From a point 30 m above the surface of a lake, the angle of elevation of an aeroplane is 30° and the angle of depression of its image in the water is 60°. What is the height of the aeroplane above the water surface?

Introduction / Context:
This problem uses the idea of reflection in water together with angles of elevation and depression. An observer stands at a point above the surface of a lake and observes both an aeroplane in the sky and its image reflected in the water. Using the angles to the aeroplane and its image, we need to determine the actual height of the aeroplane above the water surface.

Given Data / Assumptions:

• The observer is 30 m above the water surface.
• The angle of elevation from the observer to the aeroplane is 30 degrees.
• The angle of depression from the observer to the image of the aeroplane in the water is 60 degrees.
• The image of the aeroplane in the water is as far below the water level as the plane is above it.
• The lake surface is horizontal and acts as a mirror.

Concept / Approach:
Let the aeroplane be at height H above the water surface and at horizontal distance x from the vertical line through the observer. Its image will be at height −H (below the surface) but at the same horizontal distance x. The vertical distance from observer (30 m above water) to the plane is H − 30, and to the image is 30 + H. Using tan 30 = (H − 30) / x and tan 60 = (30 + H) / x, we can solve the system of equations for H and x, then report H as the height above water.

Step-by-Step Solution:
Let the height of the aeroplane above the water surface be H. Let the horizontal distance from the observer's vertical projection to the aeroplane be x. For the aeroplane: tan 30 = (H − 30) / x ⇒ 1 / √3 = (H − 30) / x. So H − 30 = x / √3. (1) For the image: angle of depression is 60 degrees, so tan 60 = (30 + H) / x ⇒ √3 = (30 + H) / x. So 30 + H = x√3. (2) From (1), x = √3(H − 30). Substitute into (2): 30 + H = √3(H − 30) × √3 = 3(H − 30). Thus 30 + H = 3H − 90 ⇒ 30 + 90 = 3H − H ⇒ 120 = 2H ⇒ H = 60 m.

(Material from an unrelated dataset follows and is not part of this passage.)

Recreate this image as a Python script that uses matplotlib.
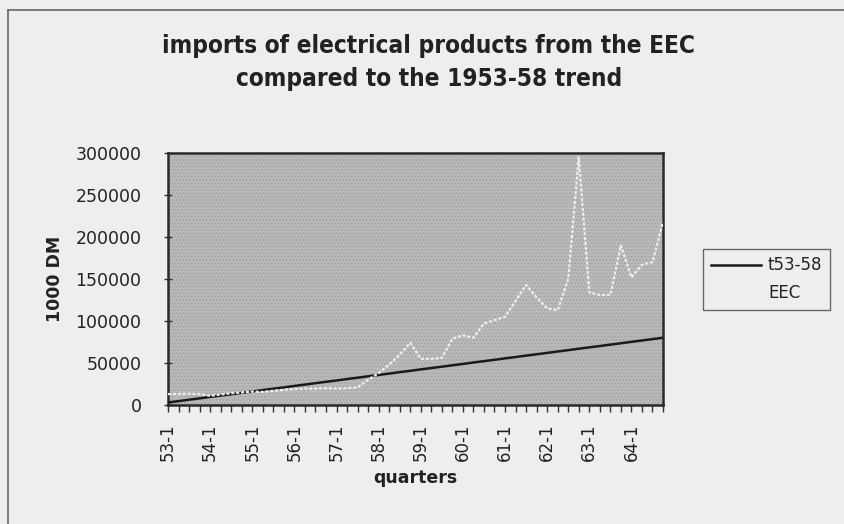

Verification / Alternative check:
If H = 60 m, then from (1), H − 30 = 30 m. So x / √3 = 30 ⇒ x = 30√3. From (2), 30 + H = 90, and x√3 = 30√3 × √3 = 30 × 3 = 90, which matches perfectly. Tan 30 = 30 / (30√3) = 1 / √3 and tan 60 = 90 / (30√3) = 3 / √3 = √3, confirming that both angles are correct.

Why Other Options Are Wrong:

• 45 m and 50 m: These heights do not satisfy both tan 30 and tan 60 relations simultaneously when substituted into the system.
• 75 m and 90 m: These heights give inconsistent distances or angles relative to the given 30 m observer height and the stated angles.
• Only 60 m yields a consistent pair of right triangles with correct angles and distances.

Common Pitfalls:
Many students forget that the distance from the observer to the image is 30 + H, not H − 30, because the image is below the water surface. Another mistake is to mismatch the angles with the wrong vertical distances. Drawing a vertical axis showing the observer, water surface, aeroplane and its image often helps keep track of the correct distances and signs.

Final Answer:
The height of the aeroplane above the water surface is 60 m.